Ernest Hemingway'in 1940'lı yıllarda yazdığı, ''Çanlar kimin için çalıyor'', yıllar önce severek okuduğum ve herkese de okumayı tavsiye ettiğim bir kitap.
Hemingway, kitabında İspanyol İç Savaşını anlatıyor. Dağlarda faşistlere karşı savaşan gerilla güçleri arasında bulunan Amerikalı bir İspanyolca profesörü olan Robert Jordan'ın gözünden savaşın anlamsızlığı sorgulanıyor.
Kitabın adı, şair John Donne'ın sağlık, acı ve hastalık üzerine meditasyonlar ve dualar içeren, 1624'te yayımlanan Devotions upon Emergent Occasions (Acil durumda ibadetler) kitabından alıntıdır.
Hemingway, Çanlar Kimin İçin Çalıyor'un epigrafında (bir eserin başlangıcında yer alan cümle, alıntı) şu alıntıya yer verir:
''Ada değildir insan, bütün hiç değildir bir başına; anakaranın bir parçasıdır, bir damladır okyanusta; bir toprak tanesini alıp götürse deniz, küçülür Avrupa, sanki yiten bir burunmuş, dostlarının ya da senin bir yurtluğunmuş gibi, ölünce bir insan eksilirim ben, çünkü insanoğlunun bir parçasıyım; işte bundandır ki sorup durma çanların kimin için çaldığını; senin için çalıyor.''
Yakın coğrafyamızda yaşanan ve soykırım derecesine varan bir savaş yaşanıyor. Uluslararası kuralların çiğnendiği, insanı kuralların hiçe sayıldığı ve intikam alma duygusuyla hareket edilen bir savaş.
Hastanelerin, ekmek fırınlarının vurulduğu, çocukların, kadınların çoğunlukta olduğu tüm sivillere yönelik vahşeti, film izler gibi izliyoruz. Yaşanan o görüntüleri hiç bir insanın vicdanı kabul edemez.
Amerika'nın da desteğini alan İsrail, Filistinlilerin gıdaya erişimini engellemek, oradaki sivilleri ölüme terk etmek için ne gerekiyorsa yapıyor. Yeri geldiğinde insan hakları savunuculuğu konusunda mangalda kül bırakmayan Avrupa, çifte standart uyguluyor.
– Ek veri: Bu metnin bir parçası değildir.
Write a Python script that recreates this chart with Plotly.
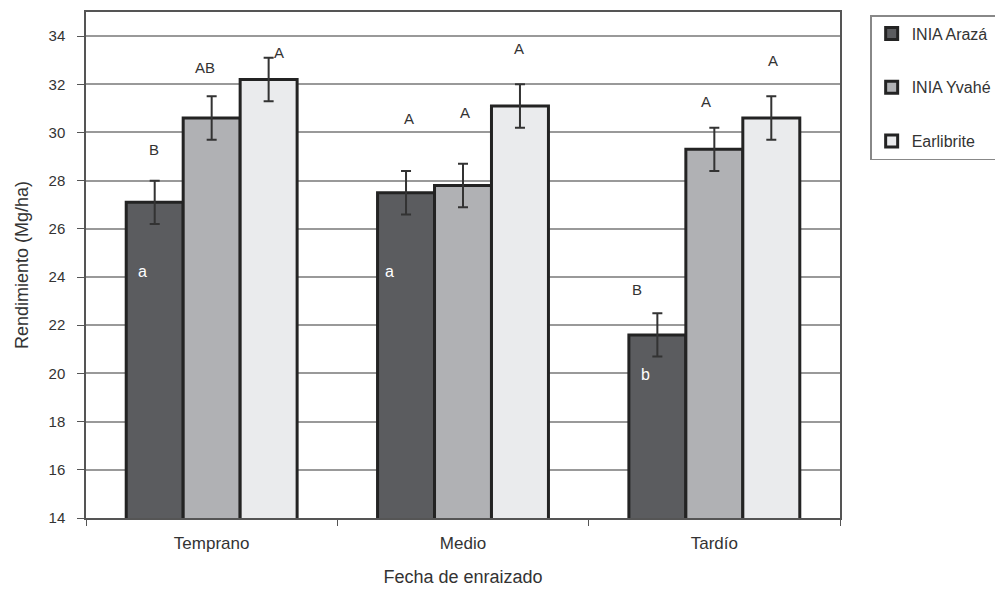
import plotly.graph_objects as go

categories = ["Temprano", "Medio", "Tardío"]
series_names = ["INIA Arazá", "INIA Yvahé", "Earlibrite"]
arraza = [27.1, 27.5, 21.6]
yvahe = [30.6, 27.8, 29.3]
earlibrite = [32.2, 31.1, 30.6]
err_arraza = [0.9, 0.9, 0.9]
err_yvahe = [0.9, 0.9, 0.9]
err_earlibrite = [0.9, 0.9, 0.9]

# letters above bars (upper case) per series per category
upper_letters = [["B", "A", "B"], ["AB", "A", "A"], ["A", "A", "A"]]
upper_y = [[29.3, 30.6, 23.5], [32.7, 30.85, 31.3], [33.3, 33.5, 33.0]]
upper_shift = [[-1, 3, -20], [-7, 2, -8], [10, -1, 2]]
# letters inside the INIA Arazá bars
lower_letters = ["a", "a", "b"]
lower_y = [24.25, 24.25, 19.95]
lower_shift = [-12, -17, -12]

colors = ["#5b5c5f", "#b0b1b4", "#eaebed"]
values = [arraza, yvahe, earlibrite]
errs = [err_arraza, err_yvahe, err_earlibrite]

FONT = "Liberation Sans, Arial, sans-serif"

fig = go.Figure()
for i in range(3):
    fig.add_trace(go.Bar(
        x=categories, y=values[i], name=series_names[i],
        marker=dict(color=colors[i], line=dict(color="#232323", width=3)),
        error_y=dict(type="data", array=errs[i], color="#333333", thickness=2, width=5),
        legendgroup=series_names[i],
    ))

BAR_PX = 57
for i in range(3):
    for j, c in enumerate(categories):
        fig.add_annotation(x=c, y=upper_y[i][j], text=upper_letters[i][j], showarrow=False,
                           xref="x", yref="y", xshift=(i - 1) * BAR_PX + upper_shift[i][j],
                           font=dict(family=FONT, size=15, color="#333333"))
for j, c in enumerate(categories):
    fig.add_annotation(x=c, y=lower_y[j], text=lower_letters[j], showarrow=False,
                       xref="x", yref="y", xshift=-BAR_PX + lower_shift[j],
                       font=dict(family=FONT, size=16, color="#ffffff"))

fig.update_layout(
    width=995, height=585,
    margin=dict(l=78, r=163, t=2, b=75),
    paper_bgcolor="white", plot_bgcolor="white",
    barmode="group", bargap=0.32, bargroupgap=0,
    font=dict(family=FONT, size=16, color="#333333"),
    showlegend=True,
    legend=dict(x=1.04, y=0.994, xanchor="left", yanchor="top",
                bordercolor="#888888", borderwidth=1.5, bgcolor="white",
                font=dict(family=FONT, size=16, color="#333333"),
                tracegroupgap=30, entrywidth=130),
    xaxis=dict(title=dict(text="Fecha de enraizado", font=dict(size=18), standoff=18),
               showline=True, linecolor="#555555", linewidth=1.5, mirror=True,
               ticks="outside", tickson="boundaries", ticklen=6, tickcolor="#555555",
               ticklabelstandoff=9, tickfont=dict(size=17)),
    yaxis=dict(title=dict(text="Rendimiento (Mg/ha)", font=dict(size=18), standoff=15),
               range=[14, 35], dtick=2, tick0=14,
               showgrid=True, gridcolor="#999999", gridwidth=1.5,
               showline=True, linecolor="#555555", linewidth=1.5, mirror=True,
               ticks="outside", ticklen=7, tickcolor="#555555",
               ticklabelstandoff=9, tickfont=dict(size=15)),
)

fig.write_html("out.html")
Bir kaçının cılız sesi dışında tüm bu yaşananlara seyirci kalıyor.
Hatırlayın. Rusya, Ukrayna'nın elektrik ve suyunu kesmişti. Avrupa, Rusya'nın bu davranışını protesto etmiş ve adeta ayağa kalkmıştı. Bugün ise Avrupa'dan aynı tepki yok.
İç dinamikleri aktif ve son derece demokratik olan İsrail'deki halkın gösterdiği tepkiler, Avrupa'dan fazla. Arap ülkeleri için de aynı şeyi söylemek mümkün.
İslamiyet'in doğduğu ve tüm İslam Alami'ne öncülük etmesi gereken Suudi Arabistan da, adeta kör ve sağırı oynuyor. Hemen yanı başındaki bir İslam ülkesi olan Filistin'de yaşanan bu acı tablo karşısında yeterli tepkiyi göstermezken, müzikli-eğlenceli etkinlikler düzenlemesi de yaşananlara duyarsızlığını gösteriyor.
Filistin'de çocuklar ölürken, kan gövdeyi götürürken, Suudi Arabistan'da yaşayan bir grubun; adeta ''vur patlasın, çal oynasın'' dercesine eğlenmesi, insanlığın geldiği vahim tabloyu yansıtıyordu. Suudi Arabistan'daki bu sahneler, insan vicdanının yok olduğunu gösteriyor.
Hepimiz aynı dünyada yaşıyoruz. Bir yerde başlayan yangın söndürülmezse, yayılır ve her yere sıçrar.
Hemingway'in dediği gibi çanlar herkes için çalıyor.